Dem presidential candidates still want to cancel Trump's tax cuts

There's just one problem: although individual income tax rates have gone down since 2017, individual income tax revenues have gone up.

According to the White House budget office, Federal Tax revenues were as follows:

Year

Income Taxes

Corporate Taxes

2016

1,546,075

299,571

2017

1,587,120

297,048

2018

1,683,538

204,733

2019 estimate

1,698,353

216,194

2020 estimate

1,824,185

255,161

(This does ignore Social Security and other trust funds.)

But how is this possible?  How could tax rates have gone down, but taxes collected gone up?

Think of the government as, say, a Cadillac dealer.  If prices for Cadillac cars go up, it's not necessarily true that revenues from selling Cadillacs go up, too.  It depends on a lot of other things — prices and availability of other luxury cars and discretionary funds available to car-buyers.

With income tax rates down, a doctor might decide to work more hours, feeling he will be keeping more of the extra fees coming in rather than handing them over to Uncle Sam.  A farmer may choose to plant more crops.
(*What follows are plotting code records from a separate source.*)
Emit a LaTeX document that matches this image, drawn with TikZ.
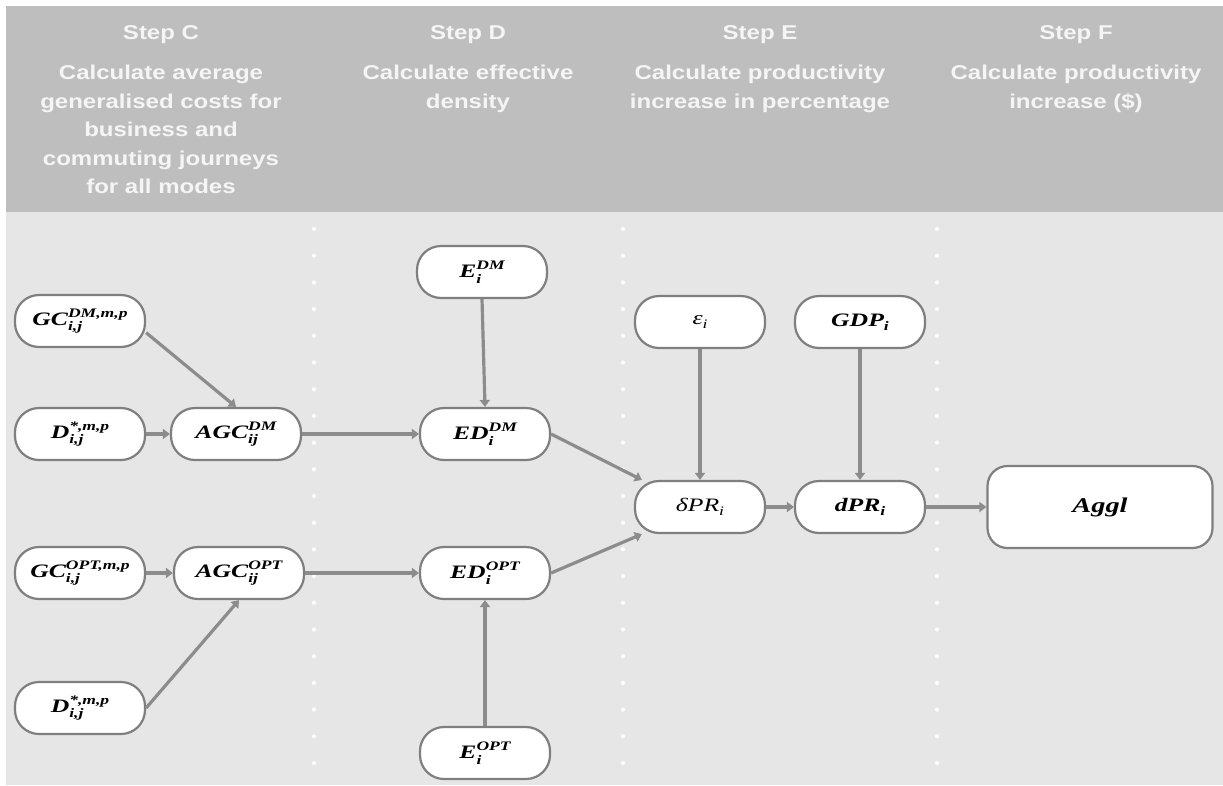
\documentclass[tikz,border=0pt]{standalone}
\usepackage{fontspec}
\usetikzlibrary{arrows.meta}
\newfontfamily\hdrfont{Liberation Sans}[FakeStretch=1.2,BoldFont={Liberation Sans Bold}]
\newfontfamily\varfont{Liberation Serif}[FakeStretch=1.35]
\definecolor{headgrey}{HTML}{BEBEBE}
\definecolor{bodygrey}{HTML}{E6E6E6}
\definecolor{headtext}{HTML}{F5F5F5}
\definecolor{edgegrey}{HTML}{7F7F7F}
\definecolor{arrowgrey}{HTML}{8C8C8C}
% base letter(s) with a stacked subscript and superscript
\newcommand\ssb[3]{#1{\fontsize{13}{13}\selectfont
  \setbox0=\hbox{#3}\setbox2=\hbox{#2}%
  \ifdim\wd0>\wd2 \dimen0=\wd0 \else \dimen0=\wd2 \fi
  \hbox to\dimen0{\rlap{\raise8pt\copy0}\lower5.5pt\copy2\hss}}}
\newcommand\sbonly[2]{#1{\fontsize{13}{13}\selectfont\lower4.5pt\hbox{#2}}}
\begin{document}
\begin{tikzpicture}[x=1pt,y=-1pt,
  steptitle/.style={text=headtext, inner sep=0pt, anchor=base,
    font=\hdrfont\bfseries\fontsize{20}{28.5}\selectfont},
  stepdesc/.style={text=headtext, inner sep=0pt, anchor=north, align=center,
    font=\hdrfont\bfseries\fontsize{20}{28.5}\selectfont},
  vnode/.style={draw=edgegrey, line width=2.2pt, fill=white, rounded corners=24pt,
    minimum width=130pt, minimum height=52pt, inner sep=0pt,
    font=\varfont\bfseries\itshape\fontsize{19}{21}\selectfont},
  plainvar/.style={font=\varfont\itshape\fontsize{19}{21}\selectfont},
  bignode/.style={vnode, minimum width=225pt, minimum height=82pt, rounded corners=20pt},
  conn/.style={draw=arrowgrey, line width=3.2pt, -{Triangle[length=7pt,width=10pt]}},
  sepdot/.style={fill=white, draw=none}
]
\useasboundingbox (0,0) rectangle (1223,785);
\fill[white] (0,0) rectangle (1223,785);
% header band and body
\fill[headgrey] (6,6) rectangle (1223,212);
\fill[bodygrey] (6,212) rectangle (1223,785);
% dotted column separators
\foreach \x in {314,623,937}
  \foreach \k in {0,...,20}
    \fill[sepdot] (\x,229+26.7*\k) circle (2pt);
% column headings
\node[steptitle] (tC) at (161,39) {Step C};
\node[steptitle] (tD) at (468,39) {Step D};
\node[steptitle] (tE) at (760,39) {Step E};
\node[steptitle] (tF) at (1076,39) {Step F};
\node[stepdesc] (dC) at (161,65) {Calculate average\\generalised costs for\\business and\\commuting journeys\\for all modes};
\node[stepdesc] (dD) at (468,65) {Calculate effective\\density};
\node[stepdesc] (dE) at (760,65) {Calculate productivity\\increase in percentage};
\node[stepdesc] (dF) at (1076,65) {Calculate productivity\\increase (\$)};
% Step C nodes
\node[vnode] (gcdm) at (80,321) {\ssb{GC}{i,j}{DM,m,p}};
\node[vnode] (ddm) at (80,434) {\ssb{D}{i,j}{*,m,p}};
\node[vnode] (agcdm) at (236,434) {\ssb{AGC}{ij}{DM}};
\node[vnode] (gcopt) at (80,573) {\ssb{GC}{i,j}{OPT,m,p}};
\node[vnode] (agcopt) at (239,573) {\ssb{AGC}{ij}{OPT}};
\node[vnode] (dopt) at (80,708) {\ssb{D}{i,j}{*,m,p}};
% Step D nodes
\node[vnode] (edm) at (482,272) {\ssb{E}{i}{DM}};
\node[vnode] (eddm) at (485,434) {\ssb{ED}{i}{DM}};
\node[vnode] (edopt) at (485,573) {\ssb{ED}{i}{OPT}};
\node[vnode] (eopt) at (485,753) {\ssb{E}{i}{OPT}};
% Step E nodes
\node[vnode, plainvar] (eps) at (700,322) {\sbonly{ε}{i}};
\node[vnode] (gdp) at (860,322) {\sbonly{GDP}{i}};
\node[vnode, plainvar] (spr) at (700,507) {\sbonly{δPR}{i}};
\node[vnode] (dpr) at (860,507) {\sbonly{dPR}{i}};
% Step F node
\node[bignode, font=\varfont\bfseries\itshape\fontsize{21}{23}\selectfont] (aggl) at (1100,507) {Aggl};
% connectors
\draw[conn] (gcdm.-10) -- (agcdm.north);
\draw[conn] (ddm.east) -- (agcdm.west);
\draw[conn] (agcdm.east) -- (eddm.west);
\draw[conn] (gcopt.east) -- (agcopt.west);
\draw[conn] (dopt.east) -- (agcopt.south);
\draw[conn] (agcopt.east) -- (edopt.west);
\draw[conn] (edm.south) -- (eddm.north);
\draw[conn] (eopt.north) -- (edopt.south);
\draw[conn] (eddm.east) -- (spr.155);
\draw[conn] (edopt.east) -- (spr.205);
\draw[conn] (eps.south) -- (spr.north);
\draw[conn] (gdp.south) -- (dpr.north);
\draw[conn] (spr.east) -- (dpr.west);
\draw[conn] (dpr.east) -- (aggl.west);
\end{tikzpicture}
\end{document}
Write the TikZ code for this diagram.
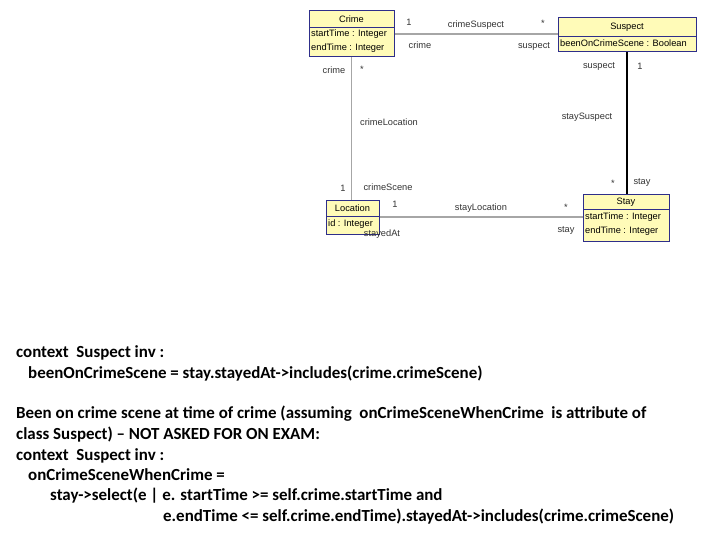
\documentclass[tikz,border=0pt]{standalone}
\usepackage{fontspec}
\setmainfont{Carlito}
\newfontfamily\umlfont{Liberation Sans}
\begin{document}
\begin{tikzpicture}[x=1bp,y=-1bp,
  cls/.style={draw=umlborder,fill=umlfill,line width=1pt,inner sep=0pt},
  sep/.style={draw=umlborder,line width=0.8pt},
  lab/.style={font=\umlfont\fontsize{9.3}{10}\selectfont,text=black!80,inner sep=0pt},
  attr/.style={font=\umlfont\fontsize{9.3}{10}\selectfont,inner sep=0pt,anchor=west},
  grayline/.style={draw=black!35,line width=1.2pt},
  blackline/.style={draw=black,line width=1.3pt},
  ocl/.style={font=\bfseries\fontsize{17}{19}\selectfont,anchor=base west,inner sep=0pt}]
\definecolor{umlborder}{HTML}{2E2E8A}
\definecolor{umlfill}{HTML}{FFFBB8}
\useasboundingbox (0,0) rectangle (720,540);
% classes
\node[cls,minimum width=85bp,minimum height=46bp] (crime) at (351.5,34) {};
\draw[sep] (309,27) -- (394,27);
\node[lab,text=black] (crimeT) at (351.5,19) {Crime};
\node[attr] (crimeA1) at (311,34.5) {startTime : Integer};
\node[attr] (crimeA2) at (311,48) {endTime : Integer};

\node[cls,minimum width=138bp,minimum height=34bp] (suspect) at (627,35) {};
\draw[sep] (558,36) -- (696,36);
\node[lab,text=black] (suspectT) at (627,27) {Suspect};
\node[attr] (suspectA1) at (560,43.5) {beenOnCrimeScene : Boolean};

\node[cls,minimum width=53bp,minimum height=34bp] (location) at (352.5,217) {};
\draw[sep] (326,216) -- (379,216);
\node[lab,text=black] (locationT) at (352.5,208) {Location};
\node[attr] (locationA1) at (328,224.5) {id : Integer};

\node[cls,minimum width=86bp,minimum height=47bp] (stay) at (626,217.5) {};
\draw[sep] (583,209) -- (669,209);
\node[lab,text=black] (stayT) at (626,202) {Stay};
\node[attr] (stayA1) at (585,217) {startTime : Integer};
\node[attr] (stayA2) at (585,231) {endTime : Integer};

% associations
\draw[grayline] (crime.east) -- (crime.east -| suspect.west);
\draw[grayline] (crime.south) -- (crime.south |- location.north);
\draw[blackline] (suspect.south) -- (suspect.south |- stay.north);
\draw[grayline] (location.east) -- (location.east -| stay.west);

% labels
\node[lab] (l1) at (409,22) {1};
\node[lab] (l2) at (476,25) {crimeSuspect};
\node[lab] (l3) at (543,23) {*};
\node[lab] (l4) at (420,45) {crime};
\node[lab] (l5) at (534,46) {suspect};
\node[lab] (l6) at (334,70) {crime};
\node[lab] (l7) at (362,69) {*};
\node[lab] (l8) at (599,66) {suspect};
\node[lab] (l9) at (640,66) {1};
\node[lab] (l10) at (389,122) {crimeLocation};
\node[lab] (l11) at (587,117) {staySuspect};
\node[lab] (l12) at (343,188) {1};
\node[lab] (l13) at (388,187) {crimeScene};
\node[lab] (l14) at (613,183) {*};
\node[lab] (l15) at (642,182) {stay};
\node[lab] (l16) at (395,204) {1};
\node[lab] (l17) at (481,208) {stayLocation};
\node[lab] (l18) at (566,207) {*};
\node[lab] (l19) at (382,234) {stayedAt};
\node[lab] (l20) at (566,230) {stay};

% OCL text
\node[ocl] (t1) at (16,357) {context\ \ Suspect inv :};
\node[ocl] (t2) at (28,378) {beenOnCrimeScene = stay.stayedAt->includes(crime.crimeScene)};
\node[ocl] (t3) at (16,418) {Been on crime scene at time of crime (assuming\ \ onCrimeSceneWhenCrime\ \ is attribute of};
\node[ocl] (t4) at (16,439) {class Suspect) – NOT ASKED FOR ON EXAM:};
\node[ocl] (t5) at (16,460) {context\ \ Suspect inv :};
\node[ocl] (t6) at (28,480) {onCrimeSceneWhenCrime =};
\node[ocl] (t7) at (50,500) {stay->select(e | e. startTime >= self.crime.startTime and};
\node[ocl] (t8) at (163,521) {e.endTime <= self.crime.endTime).stayedAt->includes(crime.crimeScene)};
\end{tikzpicture}
\end{document}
One type of tax collections did fall — monies collected from American corporations.

Was it really money thrown away?

It was the cost for jump-starting the economy, expanding wages and employment.  It made America a more attractive location for building factories and operating businesses.  It brought unemployment rates for black, Hispanic, and Asian-Americans to historically low levels.

Is this really what the Democrats want to reverse?

Kamala Harris wants tax rates going back up.  CNBC reported:

Sen. Kamala Harris of California wants to give $2.8 trillion in federal tax credits to lower- and middle-class families. Her plan provides a direct counter to the Republican proposal, under which the $1.5 trillion in cuts skewed toward companies and wealthier Americans. She wants to pay for the measure in part by reversing the pieces of the GOP overhaul that "benefit the rich," as well as by putting "a new tax on large financial institutions," according to The Washington Post.

Joe Biden is also in favor of reversing the cuts.  Americans for Tax Reform reported (video included):

Biden recently told a crowd in South Carolina that it would be the very first thing he does upon taking office: "First thing I'd do is repeal those Trump tax cuts," he said.

CNBC sums it up:

Various other Democratic candidates including Sen. Elizabeth Warren of Massachusetts and Sen. Bernie Sanders of Vermont want to roll back the GOP tax cuts and implement new taxes on the wealthy to fund social programs such as universal child care and "Medicare for All."

It is true that much of the benefit from Trump's tax cuts went to the nation's wealthiest.  Duh.  That's because it's the wealthiest who pay the bulk of our taxes.

An October 2018 Bloomberg analysis concluded that the bottom half of American taxpayers contributed only 3% of income taxes paid.  The top 1% of earners accounted for more than 37% of income taxes collected.

A summary of the 2017 tax cuts is here.

Biden, Harris, Sanders, et al. may want to re-read Aesop's Fables — in particular, the one about a goose that laid golden eggs.